Христос, учивший не противиться злу насилием, призывающий быть, как дети, пригрозил: «…кто соблазнит одного из малых сих, верующих в Меня, тому лучше было бы, если бы повесили ему мельничный жернов на шею и потопили его во глубине морской»[48 - Мф 18: 6.]. Это, пожалуй, пострашнее призыва Маяковского к балтийским морякам предоставить слово «товарищу Маузеру».
Лев Толстой повинился в грехах своей молодости и призывал к нравственному самоусовершенствованию, считая главным в учении Христа завет непротивления злу насилием. И сам преуспел на этом пути более чем его последователи. Писателя смущали революционные пророчества до тех пор, пока царское правительство, поддерживая реформы Столыпина, не стало тысячами вешать несогласных с реформатором: виселицы назвали «столыпинскими галстуками». На преступления правительства совестливейший писатель призывал ответить бомбой.
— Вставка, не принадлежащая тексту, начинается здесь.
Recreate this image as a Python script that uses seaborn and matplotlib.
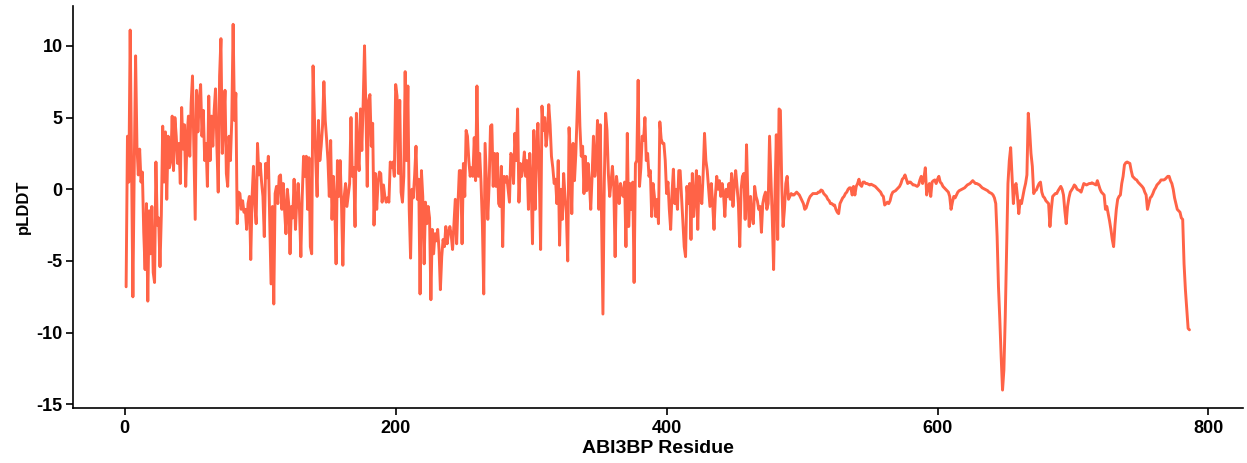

Тогда же Толстой определил главные признаки пророчества: во-первых, то, что слова пророка совершенно противоположны всеобщему настроению людей, среди которых они рождаются; во-вторых, то, что люди, слышащие эти слова, сами не зная почему, соглашаются с ними, и, в-третьих, главное то, что пророчество содействует осуществлению того, что оно предсказывает.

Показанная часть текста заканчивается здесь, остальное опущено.